= TASK DETAILS =
Lines that hold the word "script" should be located and copied.

= DATA SUPPLIED =
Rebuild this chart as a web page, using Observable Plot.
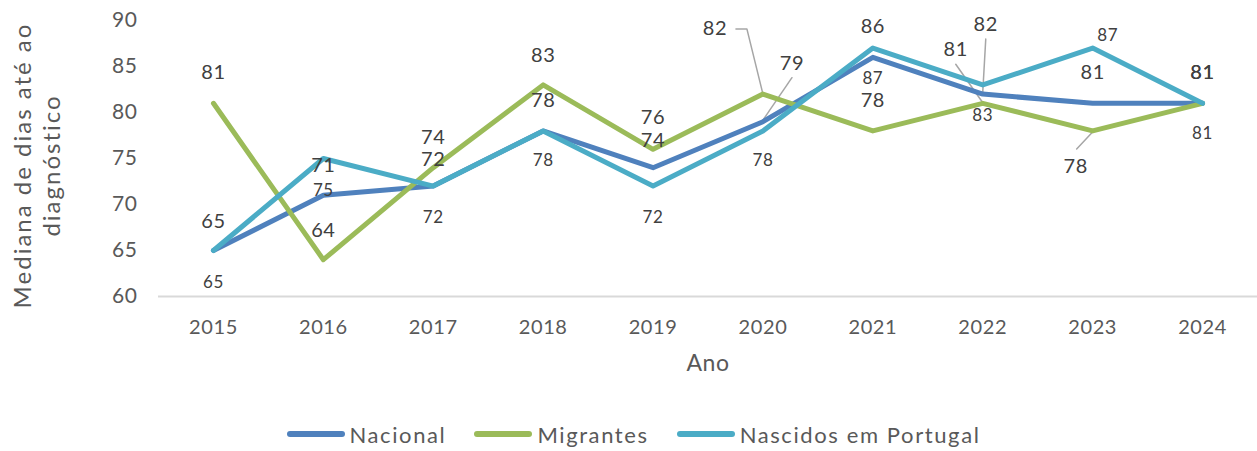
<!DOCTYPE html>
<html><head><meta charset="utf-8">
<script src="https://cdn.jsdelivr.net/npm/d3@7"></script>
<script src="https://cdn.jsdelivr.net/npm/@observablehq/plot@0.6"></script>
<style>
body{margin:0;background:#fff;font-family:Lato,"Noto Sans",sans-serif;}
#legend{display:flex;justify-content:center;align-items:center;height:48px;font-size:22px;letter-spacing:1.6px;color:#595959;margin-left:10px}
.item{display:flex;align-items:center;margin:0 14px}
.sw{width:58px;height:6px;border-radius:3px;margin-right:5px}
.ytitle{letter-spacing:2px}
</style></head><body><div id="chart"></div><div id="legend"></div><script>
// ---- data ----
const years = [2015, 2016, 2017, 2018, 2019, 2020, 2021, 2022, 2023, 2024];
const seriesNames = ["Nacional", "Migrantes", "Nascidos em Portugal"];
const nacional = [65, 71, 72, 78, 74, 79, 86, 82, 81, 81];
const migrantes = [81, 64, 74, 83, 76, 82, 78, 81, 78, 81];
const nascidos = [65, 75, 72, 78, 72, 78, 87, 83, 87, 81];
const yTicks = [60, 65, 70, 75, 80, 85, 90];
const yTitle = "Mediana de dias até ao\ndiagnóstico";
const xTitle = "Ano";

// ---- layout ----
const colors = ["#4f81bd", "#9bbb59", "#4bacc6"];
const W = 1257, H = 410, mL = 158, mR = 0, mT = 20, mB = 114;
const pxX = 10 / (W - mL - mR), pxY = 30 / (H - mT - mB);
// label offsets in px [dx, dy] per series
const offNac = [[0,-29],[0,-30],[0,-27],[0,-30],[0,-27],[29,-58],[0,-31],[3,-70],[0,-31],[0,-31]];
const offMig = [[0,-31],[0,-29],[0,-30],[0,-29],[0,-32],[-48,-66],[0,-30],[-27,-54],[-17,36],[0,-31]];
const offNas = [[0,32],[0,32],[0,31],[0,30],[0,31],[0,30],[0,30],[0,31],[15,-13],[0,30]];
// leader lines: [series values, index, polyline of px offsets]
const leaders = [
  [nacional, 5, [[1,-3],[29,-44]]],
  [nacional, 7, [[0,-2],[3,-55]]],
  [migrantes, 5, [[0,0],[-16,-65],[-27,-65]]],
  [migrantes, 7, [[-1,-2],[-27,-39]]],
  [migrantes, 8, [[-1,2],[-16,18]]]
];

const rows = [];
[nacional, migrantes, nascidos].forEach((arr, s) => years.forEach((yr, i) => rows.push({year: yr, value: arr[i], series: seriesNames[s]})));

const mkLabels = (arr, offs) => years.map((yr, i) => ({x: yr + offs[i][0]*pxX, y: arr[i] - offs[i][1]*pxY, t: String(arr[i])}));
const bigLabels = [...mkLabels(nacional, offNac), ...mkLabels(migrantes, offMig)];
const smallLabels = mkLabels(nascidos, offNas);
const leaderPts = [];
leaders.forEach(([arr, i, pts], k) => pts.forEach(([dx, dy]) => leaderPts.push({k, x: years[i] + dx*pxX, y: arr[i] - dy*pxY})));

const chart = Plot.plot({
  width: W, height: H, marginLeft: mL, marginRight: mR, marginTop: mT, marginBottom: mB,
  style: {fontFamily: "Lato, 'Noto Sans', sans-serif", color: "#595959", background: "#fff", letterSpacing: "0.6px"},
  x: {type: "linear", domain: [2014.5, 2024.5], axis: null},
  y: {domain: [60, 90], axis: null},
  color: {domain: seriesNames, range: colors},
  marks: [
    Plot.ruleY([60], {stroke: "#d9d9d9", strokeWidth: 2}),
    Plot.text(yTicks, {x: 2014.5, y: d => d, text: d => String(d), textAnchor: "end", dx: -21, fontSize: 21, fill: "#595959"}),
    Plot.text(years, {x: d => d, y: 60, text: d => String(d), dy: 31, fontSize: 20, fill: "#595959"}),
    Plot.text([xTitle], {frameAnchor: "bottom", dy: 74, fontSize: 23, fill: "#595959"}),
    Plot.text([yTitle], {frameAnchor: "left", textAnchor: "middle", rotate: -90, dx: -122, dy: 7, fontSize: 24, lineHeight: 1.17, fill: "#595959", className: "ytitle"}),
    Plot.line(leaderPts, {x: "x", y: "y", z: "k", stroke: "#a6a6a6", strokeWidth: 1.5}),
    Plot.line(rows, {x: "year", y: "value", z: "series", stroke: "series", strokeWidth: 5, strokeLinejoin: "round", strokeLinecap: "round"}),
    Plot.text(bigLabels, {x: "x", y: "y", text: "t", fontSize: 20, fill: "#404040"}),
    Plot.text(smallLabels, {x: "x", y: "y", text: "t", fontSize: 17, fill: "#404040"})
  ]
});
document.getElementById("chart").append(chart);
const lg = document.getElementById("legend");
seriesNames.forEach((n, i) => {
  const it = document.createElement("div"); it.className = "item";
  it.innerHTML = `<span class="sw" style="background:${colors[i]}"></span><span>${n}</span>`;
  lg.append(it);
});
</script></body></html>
...
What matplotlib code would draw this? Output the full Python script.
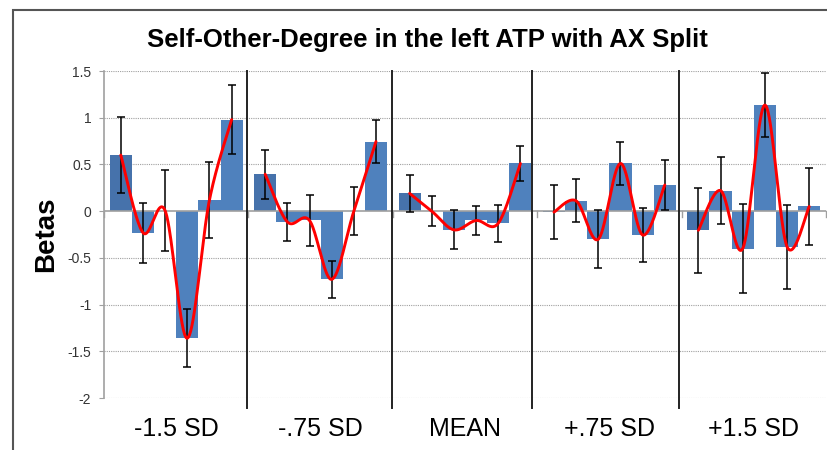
---
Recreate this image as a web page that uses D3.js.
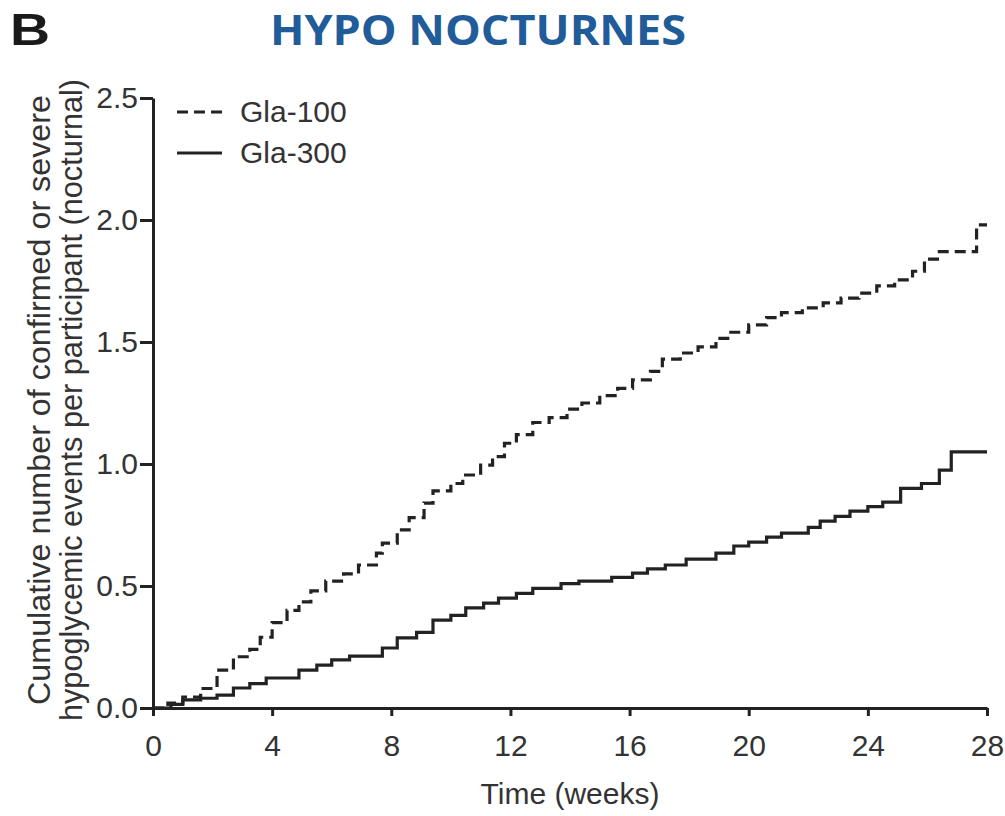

= THE RESULT =
<script src="https://cdn.jsdelivr.net/npm/d3@7"></script>
<script src="https://cdn.jsdelivr.net/npm/@observablehq/plot@0.6"></script>
</style></head><body><div id="chart"></div><div id="legend"></div><script>
</script></body></html>
What matplotlib code would draw this? Output the full Python script.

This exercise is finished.